Technology and social networks played a vital role in the rescue efforts, with people communicating with their loved ones without saturating cellular networks, informing the community of how they could help, and even victims reporting their whereabouts in the debris.
The community at the University of Chicago swiftly started a fundraiser to send support for the relief of both earthquakes. With the assistance of the school, a table was set at Booth during the student group fair to inform incoming students about how they could help. The organizers of the MBA Mexico event from Booth and Kellogg reached out to other MBA programs to coordinate aid efforts, and agreed to donate half of the money collected from new tickets sales after the earthquakes.
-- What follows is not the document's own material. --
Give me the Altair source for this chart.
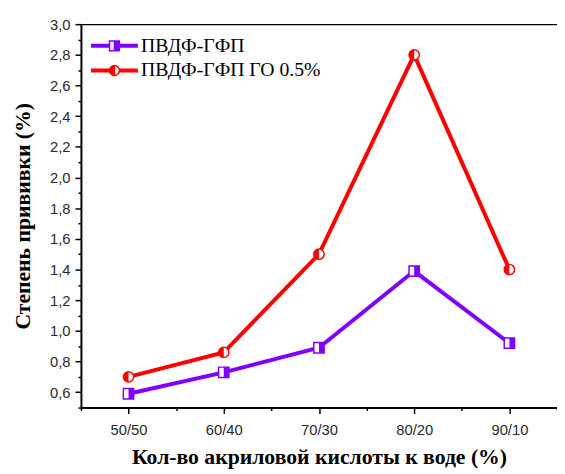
import altair as alt
import pandas as pd

categories = ["50/50", "60/40", "70/30", "80/20", "90/10"]
pvdf = [0.59, 0.73, 0.89, 1.39, 0.92]
pvdf_go = [0.70, 0.86, 1.50, 2.80, 1.40]
series_names = ["ПВДФ-ГФП", "ПВДФ-ГФП ГО 0.5%"]
series_colors = ["#8000FF", "#FF0000"]
y_major = [0.6, 0.8, 1.0, 1.2, 1.4, 1.6, 1.8, 2.0, 2.2, 2.4, 2.6, 2.8, 3.0]
y_minor = [0.5, 0.7, 0.9, 1.1, 1.3, 1.5, 1.7, 1.9, 2.1, 2.3, 2.5, 2.7, 2.9]
x_major = [1, 2, 3, 4, 5]
x_minor = [0.5, 1.5, 2.5, 3.5, 4.5, 5.5]

rows = []
for name, vals in zip(series_names, [pvdf, pvdf_go]):
    for i, (c, v) in enumerate(zip(categories, vals)):
        rows.append({"series": name, "pos": x_major[i], "cat": c, "value": v})
df = pd.DataFrame(rows)
legend_df = pd.DataFrame({"series": series_names, "pos": [None, None], "value": [None, None]})

x_scale = alt.Scale(domain=[0.5, 5.5], nice=False, zero=False)
y_scale = alt.Scale(domain=[0.5, 3.0], nice=False, zero=False)
color_scale = alt.Scale(domain=series_names, range=series_colors)

label_expr_x = "[" + ",".join("'" + c + "'" for c in [""] + categories) + "][datum.value]"

common_axis = dict(grid=False, domainColor="black", tickColor="black",
                   labelFont="Liberation Sans", labelFontSize=15, labelColor="#2a2a2a",
                   titleFont="Liberation Serif", titleFontSize=22, titleFontWeight="bold",
                   titleColor="black", labelFlush=False, labelOverlap=False)

x_major_axis = alt.Axis(orient="bottom", values=x_major, labelExpr=label_expr_x,
                        tickSize=6, tickWidth=1.5, domainWidth=2, labelPadding=9,
                        title="Кол-во акриловой кислоты к воде (%)", titlePadding=10,
                        **common_axis)
x_minor_axis = alt.Axis(orient="bottom", values=x_minor, labels=False, tickSize=3,
                        tickWidth=1.5, domain=False, title=None, grid=False, tickColor="black")
x_top_axis = alt.Axis(orient="top", labels=False, ticks=False, domain=True, domainWidth=1.2,
                      domainColor="black", title=None, grid=False)
y_major_axis = alt.Axis(orient="left", values=y_major,
                        labelExpr="replace(format(datum.value, '.1f'), '.', ',')",
                        tickSize=6, tickWidth=1.5, domainWidth=2, labelPadding=5,
                        title="Степень прививки (%)", titlePadding=15, **common_axis)
y_minor_axis = alt.Axis(orient="left", values=y_minor, labels=False, tickSize=3,
                        tickWidth=1.5, domain=False, title=None, grid=False, tickColor="black")

LEG_SQ = ("M-4.6,-0.25H-1V0.25H-4.6Z M1,-0.25H4.6V0.25H1Z "
          "M0,-1H1V1H0Z M0,-1H-1V1H0H-1V-1Z")
LEG_CI = ("M-4.6,-0.25H-1V0.25H-4.6Z M1,-0.25H4.6V0.25H1Z "
          "M0,-1A1,1,0,0,0,0,1Z M0,-1A1,1,0,0,1,0,1A1,1,0,0,0,0,-1Z")
HALF_SQ = "M0,-1H1V1H0Z"
HALF_CI = "M0,-1A1,1,0,0,0,0,1Z"
FULL_CI = "M1,0A1,1,0,1,1,-1,0A1,1,0,1,1,1,0Z"
full_shapes = ["square", FULL_CI]
half_shapes = [HALF_SQ, HALF_CI]

base = alt.Chart(df)

legend_props = dict(title=None, orient="none", legendX=24, legendY=12, padding=0,
                    symbolSize=100, symbolStrokeWidth=1.5, labelFont="Liberation Serif",
                    labelFontSize=20, labelColor="black", labelOffset=17, rowPadding=5,
                    symbolOpacity=1, labelLimit=0)

legend_layer = alt.Chart(legend_df).mark_point(filled=True, opacity=1, size=100,
                                               strokeWidth=1.5).encode(
    x=alt.X("pos:Q", scale=x_scale, axis=x_minor_axis),
    y=alt.Y("value:Q", scale=y_scale, axis=y_minor_axis),
    fill=alt.Fill("series:N", scale=color_scale, legend=alt.Legend(**legend_props)),
    stroke=alt.Stroke("series:N", scale=color_scale, legend=alt.Legend(**legend_props)),
    shape=alt.Shape("series:N", scale=alt.Scale(domain=series_names, range=[LEG_SQ, LEG_CI]),
                    legend=alt.Legend(**legend_props)),
)

line_layers = []
marker_layers = []
for k, (name, col) in enumerate(zip(series_names, series_colors)):
    sub = base.transform_filter(alt.datum.series == name)
    line = sub.mark_line(strokeWidth=4, color=col).encode(
        x=alt.X("pos:Q", scale=x_scale, axis=x_major_axis if k == 0 else None),
        y=alt.Y("value:Q", scale=y_scale, axis=y_major_axis if k == 0 else None),
    )
    line_layers.append(line)
    outline = sub.mark_point(shape=full_shapes[k], filled=True, fill="white", stroke=col,
                             strokeWidth=1.5, size=110, opacity=1).encode(
        x=alt.X("pos:Q", scale=x_scale, axis=x_top_axis if k == 0 else None),
        y=alt.Y("value:Q", scale=y_scale, axis=None),
    )
    half = sub.mark_point(shape=half_shapes[k], filled=True, fill=col, strokeWidth=0,
                          size=110, opacity=1).encode(
        x=alt.X("pos:Q", scale=x_scale, axis=None),
        y=alt.Y("value:Q", scale=y_scale, axis=None),
    )
    marker_layers += [outline, half]

chart = alt.layer(*line_layers, legend_layer, *marker_layers).resolve_axis(
    x="independent", y="independent"
).properties(
    width=483, height=389,
    padding={"left": 74, "top": 13, "right": 0, "bottom": 64},
    autosize=alt.AutoSizeParams(type="none"),
    background="white",
).configure_view(stroke=None)

chart.save("out.html", embed_options={"renderer": "svg", "actions": False})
Even though a significant amount of help has been received, the hardest part is yet to come. The effects of the quake will prevail for the following years. As people go back to their normal lives, there will be a void of resources to continue with the reconstruction of the country. If you are interested in helping, please contact anyone from our Mexican community at Booth for advice on how to help and consider donating directly to the Mexican Red Cross at: https://cruzrojadonaciones.org/
Thank you all for your support.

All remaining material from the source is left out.